For instance, in Apache you could do:
<FilesMatch "\.pdf$">
Header set X-Robots-Tag "noindex, nofollow"
</FilesMatch>
This would append that header to all PDF files served. Some CMS or frameworks also allow adding custom headers easily.
But use it carefully though. If you inadvertently send noindex for all pages (a misconfigured server rule), you could deindex your whole site from Google! Always test.
Frequently Asked Questions
How can I check if a page has an X-Robots-Tag?
You can check using curl -I https://example.com/page, which returns the HTTP headers. Look for a line like X-Robots-Tag: noindex. Alternatively, inspect headers in your browser's DevTools under the Network tab. Google Search Console also reports if a page was excluded using X-Robots-Tag.
What happens if I block a URL in robots.txt and use X-Robots-Tag?
Search engines won’t see the X-Robots-Tag if the page is disallowed in robots.txt. because they can’t crawl it. To apply noindex properly, allow crawling and use the header. Blocking crawling but expecting indexing behavior changes won’t work since the directives are never read.
What if a page has both meta robots and an X-Robots-Tag?
If both are present, Google usually follows the more restrictive directive. So if the meta tag says index but the header says noindex, the page won’t be indexed. Avoid conflicts where possible. In practice, most sites use one or the other (not both) unless needed.
Can I use X-Robots-Tag for specific content types like PDFs or images?
Yes. That’s one of its biggest strengths.

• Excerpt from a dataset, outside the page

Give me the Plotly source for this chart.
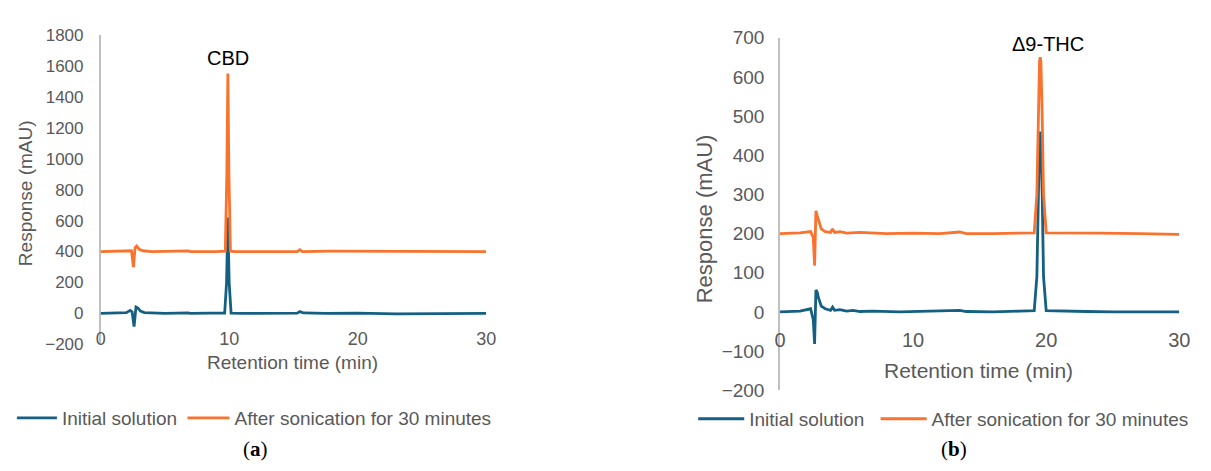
import plotly.graph_objects as go

# ---------------- data ----------------
series_names = ["Initial solution", "After sonication for 30 minutes"]
series_colors = ["#156082", "#F9722E"]

# Panel (a): CBD
a_time_initial = [0, 1.0, 2.0, 2.3, 2.45, 2.6, 2.75, 2.9, 3.1, 3.4, 3.9, 5.0, 6.8, 7.0, 8.5,
                  9.65, 9.8, 9.9, 10.0, 10.15, 11.0, 13.0, 15.3, 15.5, 15.8, 17.5, 20.0, 23.0,
                  26.0, 28.0, 30.0]
a_resp_initial = [0, 2, 5, 20, 10, -85, 42, 35, 15, 5, 2, 0, 3, 0, 2,
                  2, 200, 620, 200, 2, 0, 0, 2, 12, 3, 0, 2, -3,
                  0, 1, 0]
a_time_sonic = [0, 1.0, 2.0, 2.4, 2.55, 2.68, 2.8, 3.0, 3.3, 4.0, 6.8, 7.0, 9.0,
                9.7, 9.82, 9.9, 9.98, 10.1, 10.5, 13.0, 15.3, 15.5, 15.7, 18.0, 22.0,
                26.0, 30.0]
a_resp_sonic = [400, 402, 400, 405, 300, 425, 435, 415, 405, 400, 404, 400, 400,
                402, 900, 1550, 900, 402, 400, 400, 400, 412, 400, 403, 402,
                400, 400]

# Panel (b): delta-9-THC
b_time_initial = [0, 1.5, 2.3, 2.5, 2.6, 2.7, 2.8, 2.9, 3.1, 3.4, 3.8, 3.95, 4.1, 4.5,
                  5.0, 5.5, 6.0, 7.0, 9.0, 11.0, 13.5, 14.0, 16.0, 18.0,
                  19.1, 19.3, 19.4, 19.5, 19.55, 19.6, 19.7, 19.8, 20.0,
                  21.0, 23.0, 25.0, 27.0, 30.0]
b_resp_initial = [0, 2, 8, -20, -82, 56, 50, 35, 15, 8, 4, 12, 4, 6,
                  2, 4, 1, 2, 0, 2, 4, 1, 0, 2,
                  3, 90, 300, 450, 460, 440, 300, 90, 3,
                  2, 1, 0, 0, 0]
b_time_sonic = [0, 1.5, 2.3, 2.5, 2.6, 2.7, 2.8, 2.95, 3.1, 3.4, 3.8, 3.95, 4.1, 4.5,
                5.0, 6.0, 8.0, 10.0, 12.0, 13.5, 14.0, 16.0, 18.0,
                19.1, 19.3, 19.4, 19.5, 19.55, 19.6, 19.7, 19.8, 20.0,
                21.0, 24.0, 27.0, 30.0]
b_resp_sonic = [200, 202, 205, 190, 118, 258, 245, 230, 212, 205, 203, 212, 203, 205,
                201, 203, 200, 201, 200, 204, 200, 200, 201,
                202, 300, 500, 640, 650, 640, 500, 300, 202,
                202, 201, 200, 198]

x_ticks = [0, 10, 20, 30]
a_y_ticks = [-200, 0, 200, 400, 600, 800, 1000, 1200, 1400, 1600, 1800]
b_y_ticks = [-200, -100, 0, 100, 200, 300, 400, 500, 600, 700]

peak_labels = ["CBD", "\u03949-THC"]
panel_labels = ["(<b>a</b>)", "(<b>b</b>)"]
x_title = "Retention time (min)"
y_title = "Response (mAU)"

# ---------------- figure ----------------
W, H = 1211, 471
def px(x):
    return x / W
def py(y):
    return 1 - y / H

GRAY = "#595959"
SANS = "Liberation Sans, Arial, sans-serif"

fig = go.Figure()

panels = [
    ("x", "y", ("legend", "legend2"), a_time_initial, a_resp_initial, a_time_sonic, a_resp_sonic),
    ("x2", "y2", ("legend3", "legend4"), b_time_initial, b_resp_initial, b_time_sonic, b_resp_sonic),
]
for xa, ya, lgs, t1, r1, t2, r2 in panels:
    fig.add_trace(go.Scatter(x=t1, y=r1, mode="lines", name=series_names[0],
                             line=dict(color=series_colors[0], width=2.8),
                             xaxis=xa, yaxis=ya, legend=lgs[0]))
    fig.add_trace(go.Scatter(x=t2, y=r2, mode="lines", name=series_names[1],
                             line=dict(color=series_colors[1], width=2.8),
                             xaxis=xa, yaxis=ya, legend=lgs[1]))

common_x = dict(range=[0, 30], tickvals=x_ticks, showgrid=False, zeroline=False,
                showline=False, ticks="", anchor="free", layer="below traces")
common_y = dict(showgrid=False, zeroline=False, showline=True, linecolor="#BFBFBF",
                linewidth=1.5, ticks="", layer="below traces")

def leg(x_px, y_px, iw):
    return dict(orientation="h", x=px(x_px), xanchor="left", y=py(y_px), yanchor="middle",
                font=dict(family=SANS, size=19, color=GRAY), bgcolor="rgba(0,0,0,0)",
                itemwidth=iw, borderwidth=0)

fig.update_layout(
    width=W, height=H, autosize=False,
    margin=dict(l=0, r=0, t=0, b=0, pad=0),
    paper_bgcolor="white", plot_bgcolor="white",
    xaxis=dict(**common_x, domain=[px(96), px(487)], position=py(318),
               tickfont=dict(family=SANS, size=18, color=GRAY), ticklabelstandoff=12),
    yaxis=dict(**common_y, domain=[py(350), py(26)], range=[-200, 1800], anchor="x",
               tickvals=a_y_ticks, tickfont=dict(family=SANS, size=17, color=GRAY),
               ticklabelstandoff=12),
    xaxis2=dict(**common_x, domain=[px(785), px(1190)], position=py(316),
                tickfont=dict(family=SANS, size=20, color=GRAY), ticklabelstandoff=14),
    yaxis2=dict(**common_y, domain=[py(398), py(29)], range=[-200, 700], anchor="x2",
                tickvals=b_y_ticks, tickfont=dict(family=SANS, size=19, color=GRAY),
                ticklabelstandoff=10),
    legend=leg(6, 427, 40),
    legend2=leg(179, 427, 42),
    legend3=leg(697, 428, 46),
    legend4=leg(882, 428, 46),
    showlegend=True,
)

def ann(x, y, text, size, color=GRAY, family=SANS, xref="paper", yref="paper", angle=0):
    return dict(x=x, y=y, xref=xref, yref=yref, text=text, showarrow=False,
                xanchor="center", yanchor="middle", textangle=angle,
                font=dict(family=family, size=size, color=color))

annotations = [
    ann(9.9, 1650, peak_labels[0], 20, "black", xref="x", yref="y"),
    ann(20.1, 685, peak_labels[1], 20, "black", xref="x2", yref="y2"),
    ann(px(291), py(369), x_title, 19),
    ann(px(986), py(377), x_title, 21),
    ann(px(20), py(192), y_title, 19, angle=-90),
    ann(px(708), py(219), y_title, 22, angle=-90),
    ann(px(253), py(460), panel_labels[0], 21, "black", "Liberation Serif, serif"),
    ann(px(961), py(460), panel_labels[1], 21, "black", "Liberation Serif, serif"),
]
fig.update_layout(annotations=annotations)

fig.write_html(
    "out.html",
    config={"displayModeBar": False, "responsive": False},
    post_script=("document.documentElement.style.overflow='hidden';"
                 "document.body.style.margin='0';"
                 "document.body.style.overflow='hidden';"),
)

You can set X-Robots-Tag: noindex or noimageindex on PDFs, images, or JSON API responses directly in server headers (something meta tags can’t do). It’s ideal for bulk rules or file types outside standard HTML.
Is it safe to use X-Robots-Tag sitewide?
It’s powerful but risky. A misconfiguration like noindex on all pages can deindex your site. Always test with a few URLs first and verify with curl or DevTools. For sensitive pages, Google even suggests using both X-Robots and robots.txt for layered protection.